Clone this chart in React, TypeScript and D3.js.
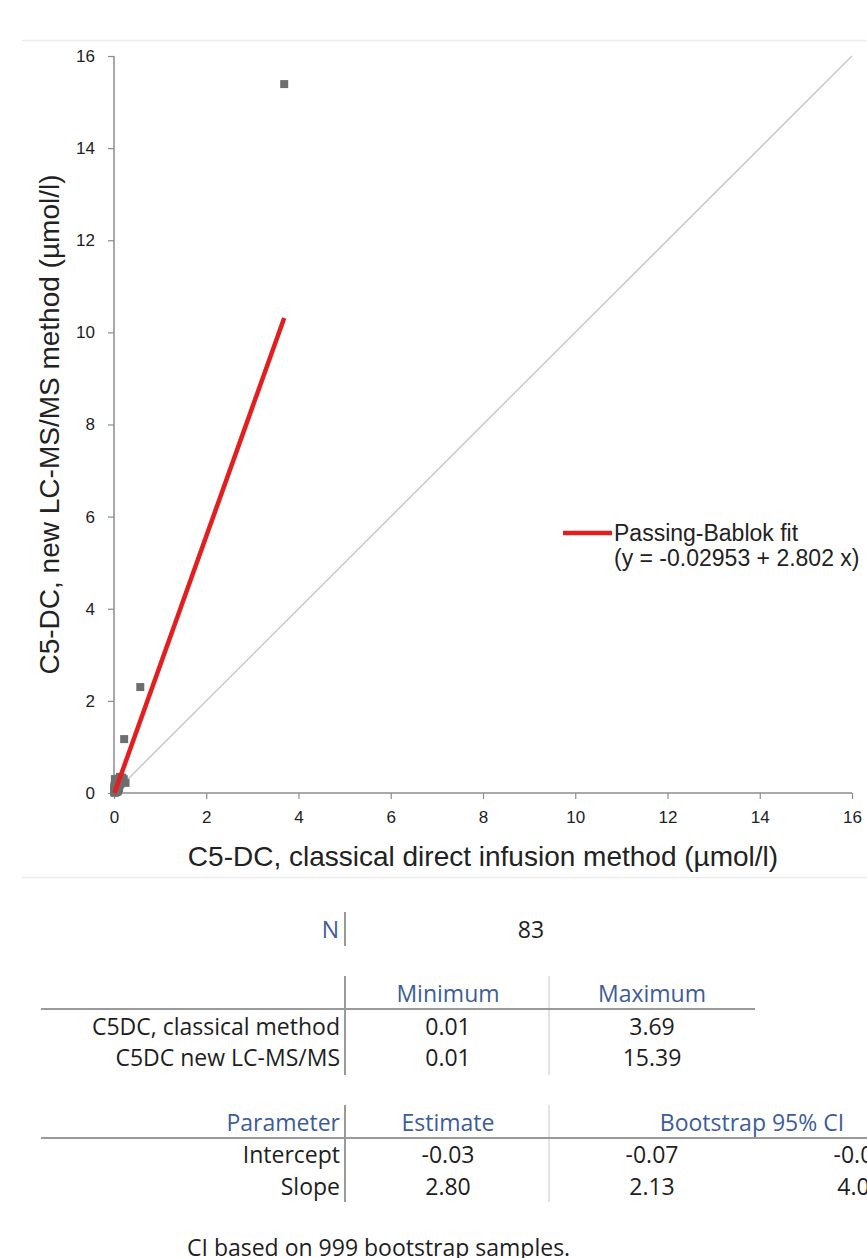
import React, { useEffect, useRef } from "react";
import * as d3 from "d3";

// measurements: classical direct infusion (x) vs new LC-MS/MS (y), µmol/l
const classical = [
  3.69, 0.57, 0.22, 0.25, 0.21, 0.19, 0.17, 0.15, 0.13, 0.12,
  0.11, 0.1, 0.09, 0.09, 0.08, 0.08, 0.07, 0.07, 0.07, 0.06,
  0.06, 0.06, 0.05, 0.05, 0.05, 0.05, 0.04, 0.04, 0.04, 0.04,
  0.04, 0.03, 0.03, 0.03, 0.03, 0.03, 0.03, 0.02, 0.02, 0.02,
  0.02, 0.02, 0.02, 0.02, 0.01, 0.01, 0.01, 0.01, 0.01, 0.01,
  0.05, 0.06, 0.08, 0.1, 0.12, 0.14, 0.03, 0.04, 0.05, 0.07,
  0.09, 0.11, 0.02, 0.03, 0.04, 0.06, 0.08, 0.02, 0.03, 0.05,
  0.07, 0.01, 0.02, 0.04, 0.06, 0.03, 0.05, 0.09, 0.16, 0.2,
  0.18, 0.13, 0.04,
];
const lcms = [
  15.39, 2.3, 1.17, 0.22, 0.3, 0.26, 0.33, 0.28, 0.35, 0.24,
  0.2, 0.31, 0.18, 0.27, 0.15, 0.22, 0.12, 0.19, 0.25, 0.1,
  0.16, 0.21, 0.08, 0.13, 0.17, 0.23, 0.06, 0.1, 0.14, 0.19,
  0.27, 0.05, 0.08, 0.11, 0.15, 0.2, 0.29, 0.03, 0.06, 0.09,
  0.12, 0.16, 0.24, 0.3, 0.01, 0.03, 0.05, 0.08, 0.11, 0.15,
  0.04, 0.07, 0.09, 0.14, 0.17, 0.2, 0.02, 0.04, 0.06, 0.05,
  0.07, 0.1, 0.02, 0.03, 0.02, 0.03, 0.04, 0.01, 0.02, 0.03,
  0.04, 0.02, 0.04, 0.03, 0.13, 0.13, 0.18, 0.26, 0.31, 0.27,
  0.33, 0.3, 0.21,
];

const fitIntercept = -0.02953;
const fitSlope = 2.802;
const axisTicks = [0, 2, 4, 6, 8, 10, 12, 14, 16];

const nValue = "83";
const rangeHeaders = ["Minimum", "Maximum"];
const rangeRows = ["C5DC, classical method", "C5DC new LC-MS/MS"];
const rangeValues = [["0.01", "3.69"], ["0.01", "15.39"]];
const paramHeaders = ["Parameter", "Estimate", "Bootstrap 95% CI"];
const paramRows = ["Intercept", "Slope"];
const paramValues = [["-0.03", "-0.07", "-0.01"], ["2.80", "2.13", "4.08"]];

const W = 867;
const H = 1258;

export default function App() {
  const ref = useRef<SVGSVGElement>(null);

  useEffect(() => {
    const svg = d3.select(ref.current);
    svg.selectAll("*").remove();

    const x = d3.scaleLinear().domain([0, 16]).range([114, 852]);
    const y = d3.scaleLinear().domain([0, 16]).range([793, 56]);
    const chartFont = "'Liberation Sans', Arial, sans-serif";
    const tableFont = "'Open Sans', Lato, sans-serif";

    // light separator lines
    svg.append("line").attr("x1", 22).attr("x2", W).attr("y1", 40.5).attr("y2", 40.5)
      .attr("stroke", "#ececec").attr("stroke-width", 1.5);
    svg.append("line").attr("x1", 22).attr("x2", W).attr("y1", 877.5).attr("y2", 877.5)
      .attr("stroke", "#ececec").attr("stroke-width", 1.5);

    // identity line
    svg.append("line")
      .attr("x1", x(0)).attr("y1", y(0)).attr("x2", x(16)).attr("y2", y(16))
      .attr("stroke", "#c8c8c8").attr("stroke-width", 1.5);

    // axes
    const xAxis = svg.append("g").attr("transform", `translate(0,${y(0)})`)
      .call(d3.axisBottom(x).tickValues(axisTicks).tickSize(6).tickPadding(12));
    const yAxis = svg.append("g").attr("transform", `translate(${x(0)},0)`)
      .call(d3.axisLeft(y).tickValues(axisTicks).tickSize(6).tickPadding(13));
    [xAxis, yAxis].forEach(g => {
      g.select(".domain").attr("stroke", "#8c8c8c").attr("stroke-width", 1.5);
      g.selectAll(".tick line").attr("stroke", "#8c8c8c").attr("stroke-width", 1.2);
      g.selectAll(".tick text").attr("fill", "#222").attr("font-family", chartFont).attr("font-size", 17);
    });
    xAxis.select(".domain").attr("d", `M${x(0)},0H${x(16)}`);
    yAxis.select(".domain").attr("d", `M0,${y(0)}V${y(16)}`);

    // axis titles
    svg.append("text").attr("x", (x(0) + x(16)) / 2).attr("y", 866)
      .attr("text-anchor", "middle").attr("font-family", chartFont).attr("font-size", 28).attr("fill", "#222")
      .text("C5-DC, classical direct infusion method (µmol/l)");
    svg.append("text").attr("transform", `translate(59,${(y(0) + y(16)) / 2}) rotate(-90)`)
      .attr("text-anchor", "middle").attr("font-family", chartFont).attr("font-size", 28).attr("fill", "#222")
      .text("C5-DC, new LC-MS/MS method (µmol/l)");

    // points
    const pts = classical.map((c, i) => [c, lcms[i]]);
    svg.append("g").selectAll("rect").data(pts).join("rect")
      .attr("x", d => x(d[0]) - 4).attr("y", d => y(d[1]) - 4)
      .attr("width", 8).attr("height", 8)
      .attr("fill", "#6e6e6e");

    // Passing-Bablok fit
    const xMin = d3.min(classical) as number;
    const xMax = d3.max(classical) as number;
    svg.append("line")
      .attr("x1", x(xMin)).attr("y1", y(fitIntercept + fitSlope * xMin))
      .attr("x2", x(xMax)).attr("y2", y(fitIntercept + fitSlope * xMax))
      .attr("stroke", "#e41e1e").attr("stroke-width", 4.5);

    // legend
    svg.append("line").attr("x1", 563).attr("x2", 612).attr("y1", 533).attr("y2", 533)
      .attr("stroke", "#e41e1e").attr("stroke-width", 4.5);
    svg.append("text").attr("x", 614).attr("y", 541).attr("font-family", chartFont).attr("font-size", 23)
      .attr("fill", "#222").text("Passing-Bablok fit");
    svg.append("text").attr("x", 614).attr("y", 566).attr("font-family", chartFont).attr("font-size", 23)
      .attr("fill", "#222").text(`(y = ${fitIntercept} + ${fitSlope} x)`);

    // tables
    const blue = "#3d5c9c";
    const ink = "#1e1e1e";
    const divider = 345;
    const col1 = 448;
    const col2 = 652;
    const col3 = 860;
    const txt = (tx: number, ty: number, s: string, anchor: string, fill = ink) =>
      svg.append("text").attr("x", tx).attr("y", ty).attr("text-anchor", anchor)
        .attr("font-family", tableFont).attr("font-size", 23).attr("fill", fill).text(s);

    // N
    svg.append("line").attr("x1", divider).attr("x2", divider).attr("y1", 912).attr("y2", 946)
      .attr("stroke", "#777").attr("stroke-width", 1.5);
    txt(339, 938, "N", "end", blue);
    txt(531, 938, nValue, "middle");

    // min / max
    svg.append("line").attr("x1", divider).attr("x2", divider).attr("y1", 976).attr("y2", 1075)
      .attr("stroke", "#777").attr("stroke-width", 1.5);
    svg.append("line").attr("x1", 549).attr("x2", 549).attr("y1", 976).attr("y2", 1075)
      .attr("stroke", "#d8d8d8").attr("stroke-width", 1.5);
    svg.append("line").attr("x1", 41).attr("x2", 755).attr("y1", 1009).attr("y2", 1009)
      .attr("stroke", "#9a9a9a").attr("stroke-width", 2);
    txt(col1, 1002, rangeHeaders[0], "middle", blue);
    txt(col2, 1002, rangeHeaders[1], "middle", blue);
    rangeRows.forEach((r, i) => {
      const ry = 1035 + i * 31;
      txt(340, ry, r, "end");
      txt(col1, ry, rangeValues[i][0], "middle");
      txt(col2, ry, rangeValues[i][1], "middle");
    });

    // parameters
    svg.append("line").attr("x1", divider).attr("x2", divider).attr("y1", 1105).attr("y2", 1202)
      .attr("stroke", "#777").attr("stroke-width", 1.5);
    svg.append("line").attr("x1", 549).attr("x2", 549).attr("y1", 1105).attr("y2", 1202)
      .attr("stroke", "#d8d8d8").attr("stroke-width", 1.5);
    svg.append("line").attr("x1", 41).attr("x2", W).attr("y1", 1138).attr("y2", 1138)
      .attr("stroke", "#9a9a9a").attr("stroke-width", 2);
    txt(340, 1131, paramHeaders[0], "end", blue);
    txt(col1, 1131, paramHeaders[1], "middle", blue);
    txt(752, 1131, paramHeaders[2], "middle", blue);
    paramRows.forEach((r, i) => {
      const ry = 1163 + i * 32;
      txt(340, ry, r, "end");
      txt(col1, ry, paramValues[i][0], "middle");
      txt(col2, ry, paramValues[i][1], "middle");
      txt(col3, ry, paramValues[i][2], "middle");
    });

    txt(187, 1256, "CI based on 999 bootstrap samples.", "start");
  }, []);

  return (
    <svg ref={ref} width={W} height={H}
      style={{ position: "absolute", left: 0, top: 0, background: "#fff" }} />
  );
}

- _THE PROBLEM_: Copy nothing but the lines from the first one in the listing through the line with "import * as", and omit the pictures.

- _FINISHED ANSWER_:
Clone this chart in React, TypeScript and D3.js.
import React, { useEffect, useRef } from "react";
import * as d3 from "d3";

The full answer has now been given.